Lembro-me de simular aqueles pequenos-almoços que o outro lado do mundo me ditava, entre bonecas e ursos de peluche. Fingia ser o que não era. O que não conseguia ser. Na minha família o pequeno-almoço sempre foi um momento importante. Mas poucas vezes foi feito em casa e em família, embora se atribuísse ao momento da refeição uma importante mensagem de reencontro e partilha familiar. Aquela refeição sempre foi negligenciada, no entanto, para mim, era a mais importante.
Nos tombos e tropeções da vida, vivi momentos de privação. Privação de encontro familiar, calor de abraços, conforto de beijos na testa. Privação de estabilidade económica e familiar. Privação dos momentos que aquelas novelas me incutiram. De pequenos-almoços. De comida. De sumos frescos. Acabados de fazer. De trincas a meias fatias e de fé. No mundo, na vida e em mim.
Um dia, no auge de uma adolescência menos cor-de-rosa, prometi, de dentes cerrados e punhos bem fortes, que na minha mesa seriam servidos os melhores pequenos-almoços. Nunca seriam esquecidos os sumos, as trincas em fatias inteiras, a partilha e o cheiro a café e pão torrado seria o despertar de toda a casa. Depositei, naquele dia, a fé da salvação, do conforto e da esperança nos pequenos-almoços.
Os anos passaram, outras lutas e mais vitórias chegaram. Dias de menos aperto, de inspirações mais leves e profundas. E quando pela primeira vez, recebi em mãos um cheque do meu primeiro ordenado como jornalista, do primeiro ordenado que não estava milimetricamente contado para uma lista infindável de pagamentos, pousei um pé na rua e segui por um caminho que há muito tinha idealizado, até à loja de electrodomésticos mais próxima. Entrei, pedi orientações, escolhi, carreguei até à caixa, e assim comprei a minha primeira torradeira.
Ao chegar a casa coloquei orgulhosamente, na minúscula banca de cozinha, a minha torradeira. Confesso que a utilidade prática do electrodoméstico em causa foi minúscula, uma vez que durante anos não comi pão. No entanto, ela cumpriu a sua função de forma sublime e perfeita. Todos os dias, no seu jeito silencioso e quieto, aquela torradeira convidava a minha memória a recordar-me que não há sonho que não se conquiste, promessa que não se cumpra, batalha que não se vença, quando o que nos move é o amor e a força do acreditar.
Filipa,
Como me identifico com esta narrativa!
Um beijinho grande.
Continua a brindar-nos com as tuas “histórias”
Cristina,
Obrigada por estar desse lado!
Um beijinho grande
Que texto tão bonito <3
Obrigada 🙂
Que lindo Fiii! Adoro! Mal posso esperar por uma torrada, um café e uma conversa de amigas!

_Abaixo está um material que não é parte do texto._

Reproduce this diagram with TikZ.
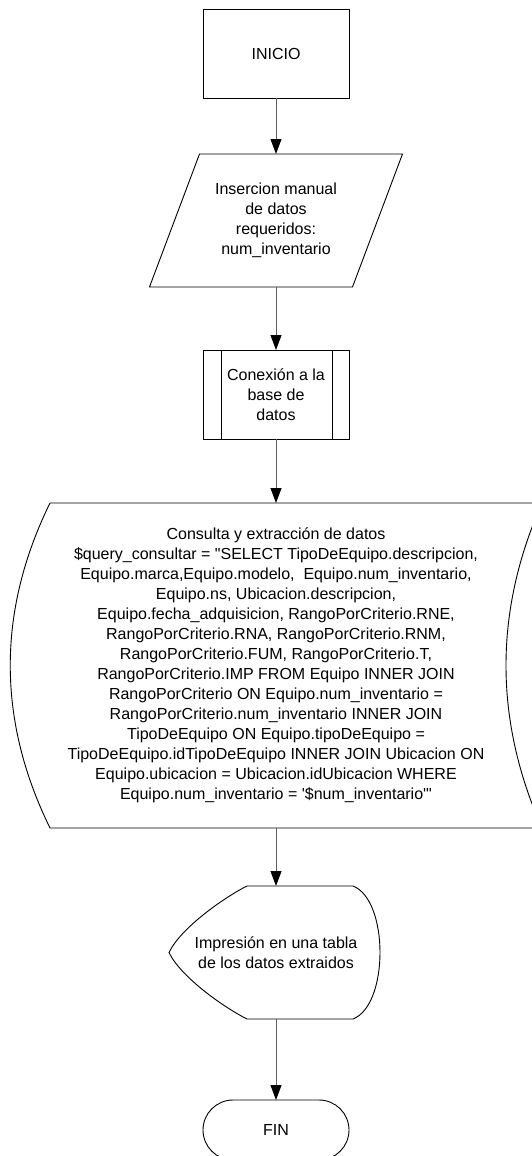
\documentclass[tikz,border=0pt]{standalone}
\usepackage{fontspec}
\setmainfont{Liberation Sans}
\usepackage{tikz}
\usetikzlibrary{calc, arrows.meta}
\definecolor{gris}{RGB}{96,96,96}

\begin{document}
\begin{tikzpicture}[x=1pt, y=-1pt, line width=.9pt,
  every node/.style={font=\fontsize{16}{20}\selectfont, align=center, inner sep=0pt, outer sep=0pt},
  caja/.style={draw, minimum width=146pt, minimum height=89pt},
  flecha/.style={gris, -{Triangle[length=15pt, width=11pt, color=black]}}]
\useasboundingbox (0,0) rectangle (532,1156);

\node[caja] (inicio) at (276,53.5) {INICIO};

\node[minimum width=253pt, minimum height=133pt] (datos) at (276,220.5) {Insercion manual\\de datos\\requeridos:\\num\_inventario};
\draw ($(datos.north west)+(50,0)$)--(datos.north east)--($(datos.south east)+(-50,0)$)--(datos.south west)--cycle;

\node[caja] (conexion) at (276,394.5) {Conexión a la\\base de\\datos};
\draw ([xshift=18pt]conexion.north west)--([xshift=18pt]conexion.south west);
\draw ([xshift=-17pt]conexion.north east)--([xshift=-17pt]conexion.south east);

\node[minimum width=532pt, minimum height=325pt] (consulta) at (276,665.5) {Consulta y extracción de datos\\
\$query\_consultar = \textquotedbl SELECT TipoDeEquipo.descripcion,\\
Equipo.marca,Equipo.modelo,\ \ Equipo.num\_inventario,\\
Equipo.ns, Ubicacion.descripcion,\\
Equipo.fecha\_adquisicion, RangoPorCriterio.RNE,\\
RangoPorCriterio.RNA, RangoPorCriterio.RNM,\\
RangoPorCriterio.FUM, RangoPorCriterio.T,\\
RangoPorCriterio.IMP FROM Equipo INNER JOIN\\
RangoPorCriterio ON Equipo.num\_inventario =\\
RangoPorCriterio.num\_inventario INNER JOIN\\
TipoDeEquipo ON Equipo.tipoDeEquipo =\\
TipoDeEquipo.idTipoDeEquipo INNER JOIN Ubicacion ON\\
Equipo.ubicacion = Ubicacion.idUbicacion WHERE\\
Equipo.num\_inventario = \textquotesingle\$num\_inventario\textquotesingle\textquotedbl};
\draw ($(consulta.north west)+(40,0)$)--(consulta.north east)
  .. controls ($(consulta.north east)+(-48,108)$) and ($(consulta.south east)+(-48,-108)$) .. (consulta.south east)
  --($(consulta.south west)+(40,0)$)
  .. controls ($(consulta.south west)+(-13,-108)$) and ($(consulta.north west)+(-13,108)$) .. ($(consulta.north west)+(40,0)$);

\node[minimum width=214pt, minimum height=133pt] (impresion) at (276,952.5) {Impresión en una tabla\\de los datos extraidos};
\draw ($(impresion.north west)+(78,0)$)
  .. controls ($(impresion.north west)+(56,11)$) and ($(impresion.west)+(12,-25)$) .. (impresion.west)
  .. controls ($(impresion.west)+(12,25)$) and ($(impresion.south west)+(56,-11)$) .. ($(impresion.south west)+(78,0)$)
  --($(impresion.south east)+(-30,0)$)
  .. controls ($(impresion.south east)+(6,-14)$) and ($(impresion.north east)+(6,14)$) .. ($(impresion.north east)+(-30,0)$)
  --cycle;

\node[draw, rounded corners=30pt, minimum width=146pt, minimum height=60pt] (fin) at (276,1130) {FIN};

\draw[flecha] (inicio.south)--(datos.north);
\draw[flecha] (datos.south)--(conexion.north);
\draw[flecha] (conexion.south)--(consulta.north);
\draw[flecha] (consulta.south)--(impresion.north);
\draw[flecha] (impresion.south)--(fin.north);
\end{tikzpicture}
\end{document}
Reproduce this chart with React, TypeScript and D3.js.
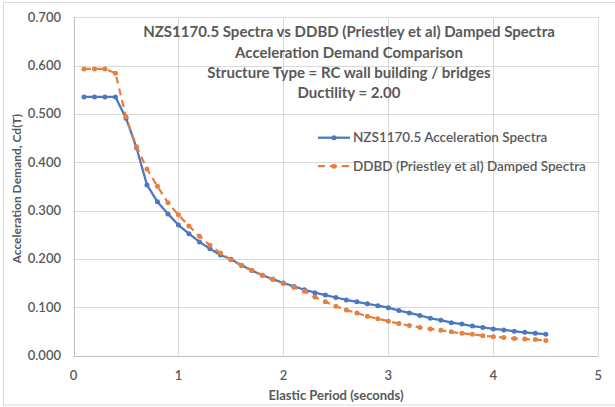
import React from "react";
import * as d3 from "d3";

const periods = [0.1,0.2,0.3,0.4,0.5,0.6,0.7,0.8,0.9,1.0,1.1,1.2,1.3,1.4,1.5,1.6,1.7,1.8,1.9,2.0,2.1,2.2,2.3,2.4,2.5,2.6,2.7,2.8,2.9,3.0,3.1,3.2,3.3,3.4,3.5,3.6,3.7,3.8,3.9,4.0,4.1,4.2,4.3,4.4,4.5];

const nzsValues = [0.535,0.535,0.535,0.535,0.491,0.430,0.353,0.318,0.293,0.270,0.252,0.235,0.221,0.208,0.199,0.187,0.176,0.166,0.158,0.150,0.143,0.136,0.130,0.125,0.120,0.115,0.111,0.107,0.103,0.099,0.093,0.088,0.083,0.077,0.073,0.068,0.065,0.061,0.058,0.055,0.053,0.050,0.048,0.046,0.044];

const ddbdValues = [0.593,0.593,0.593,0.584,0.494,0.432,0.386,0.350,0.316,0.291,0.268,0.247,0.228,0.212,0.198,0.186,0.176,0.166,0.157,0.149,0.141,0.133,0.121,0.111,0.102,0.094,0.088,0.081,0.076,0.071,0.066,0.062,0.058,0.055,0.052,0.049,0.046,0.044,0.041,0.039,0.037,0.035,0.034,0.033,0.031];

const xTicks = [0, 1, 2, 3, 4, 5];
const yTicks = [0, 0.1, 0.2, 0.3, 0.4, 0.5, 0.6, 0.7];

const titleLines = [
  "NZS1170.5 Spectra vs DDBD (Priestley et al) Damped Spectra",
  "Acceleration Demand Comparison",
  "Structure Type = RC wall building / bridges",
  "Ductility = 2.00",
];
const seriesNames = ["NZS1170.5 Acceleration Spectra", "DDBD (Priestley et al) Damped Spectra"];

const W = 615, H = 407;
const FONT = "Lato, 'Open Sans', sans-serif";
const TXT = "#595959";
const BLUE = "#4a78c2";
const ORANGE = "#e97f3f";

export default function App() {
  const x = d3.scaleLinear().domain([0, 5]).range([73.5, 598.3]);
  const y = d3.scaleLinear().domain([0, 0.7]).range([355.5, 17.2]);
  const line = d3.line<number>().x((_, i) => x(periods[i])).y((v) => y(v));

  const series = [
    { vals: nzsValues, color: BLUE, dash: undefined as string | undefined },
    { vals: ddbdValues, color: ORANGE, dash: "7,5" },
  ];

  return (
    <svg width={W} height={H} style={{ position: "absolute", left: 0, top: 0 }}>
      <rect x={0} y={0} width={W} height={H} fill="#fff" />
      <rect x={3.5} y={2.5} width={W + 10} height={402.5} fill="none" stroke="#d9d9d9" strokeWidth={1} />
      {/* gridlines */}
      {yTicks.map((t) => (
        <line key={"gy" + t} x1={x(0)} x2={x(5)} y1={Math.round(y(t)) + 0.5} y2={Math.round(y(t)) + 0.5} stroke="#d9d9d9" strokeWidth={1} />
      ))}
      {xTicks.map((t) => (
        <line key={"gx" + t} x1={Math.round(x(t)) + 0.5} x2={Math.round(x(t)) + 0.5} y1={y(0)} y2={y(0.7)} stroke="#d9d9d9" strokeWidth={1} />
      ))}
      {/* axes */}
      <line x1={x(0)} x2={x(5)} y1={Math.round(y(0)) + 0.5} y2={Math.round(y(0)) + 0.5} stroke="#bfbfbf" />
      <line x1={Math.round(x(0)) + 0.5} x2={Math.round(x(0)) + 0.5} y1={y(0)} y2={y(0.7)} stroke="#bfbfbf" />
      {/* tick labels */}
      {yTicks.map((t) => (
        <text key={"ty" + t} x={61} y={y(t)} dy="0.35em" textAnchor="end" fontFamily={FONT} fontSize={13} fontWeight={600} fill={TXT}>
          {d3.format(".3f")(t)}
        </text>
      ))}
      {xTicks.map((t) => (
        <text key={"tx" + t} x={x(t)} y={375} dy="0.35em" textAnchor="middle" fontFamily={FONT} fontSize={13} fontWeight={600} fill={TXT}>
          {t}
        </text>
      ))}
      <text x={336} y={395} dy="0.35em" textAnchor="middle" fontFamily={FONT} fontSize={13} fontWeight={700} fill={TXT}>
        Elastic Period (seconds)
      </text>
      <text transform={`translate(17,${y(0.345)}) rotate(-90)`} dy="0.35em" textAnchor="middle" fontFamily={FONT} fontSize={12} fontWeight={700} fill={TXT}>
        Acceleration Demand, Cd(T)
      </text>
      {/* series */}
      {series.map((s, k) => (
        <g key={"s" + k}>
          <path d={line(s.vals) || ""} fill="none" stroke={s.color} strokeWidth={2.25} strokeDasharray={s.dash} strokeLinejoin="round" />
          {s.vals.map((v, i) => (
            <circle key={i} cx={x(periods[i])} cy={y(v)} r={2.5} fill={s.color} />
          ))}
        </g>
      ))}
      {/* title */}
      {titleLines.map((l, i) => (
        <text key={"t" + i} x={349} y={32 + i * 20.3} dy="0.35em" textAnchor="middle" fontFamily={FONT} fontSize={15} fontWeight={700} fill={TXT}>
          {l}
        </text>
      ))}
      {/* legend */}
      {series.map((s, k) => {
        const ly = 137.7 + k * 28.5;
        return (
          <g key={"l" + k}>
            <line x1={318} x2={350} y1={ly} y2={ly} stroke={s.color} strokeWidth={2.25} strokeDasharray={s.dash ? "7,5" : undefined} />
            <circle cx={334} cy={ly} r={2.5} fill={s.color} />
            <text x={353} y={ly} dy="0.35em" fontFamily={FONT} fontSize={13.5} fontWeight={600} fill={TXT}>
              {seriesNames[k]}
            </text>
          </g>
        );
      })}
    </svg>
  );
}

🙂 Combinado! Que venha esse dia! Com pão sem gluten! 🙂
Adorei Filipa! Que viagem às minhas memórias… Que delícia de texto… eu também invejei tantas vezes aquelas mesas de pequeno-almoço… Beijinho grande
Que comentário bom! 🙂 Que partilha boa. Fica prometido um pequeno-almoço 🙂 Beijo
Lindo ❤️
Obrigada meu amor.
Gostei mesmo. GOSTEI.
Não deixe de escrever, faz-nos bem, um sentimento bem egoísta! Mas também lhe faz bem a SI.
Obrigada, de coração! Faz-me muito bem, confesso. Puro egoísmo 🙂 Beijinho grande, espero que tenha tido um dia muito feliz!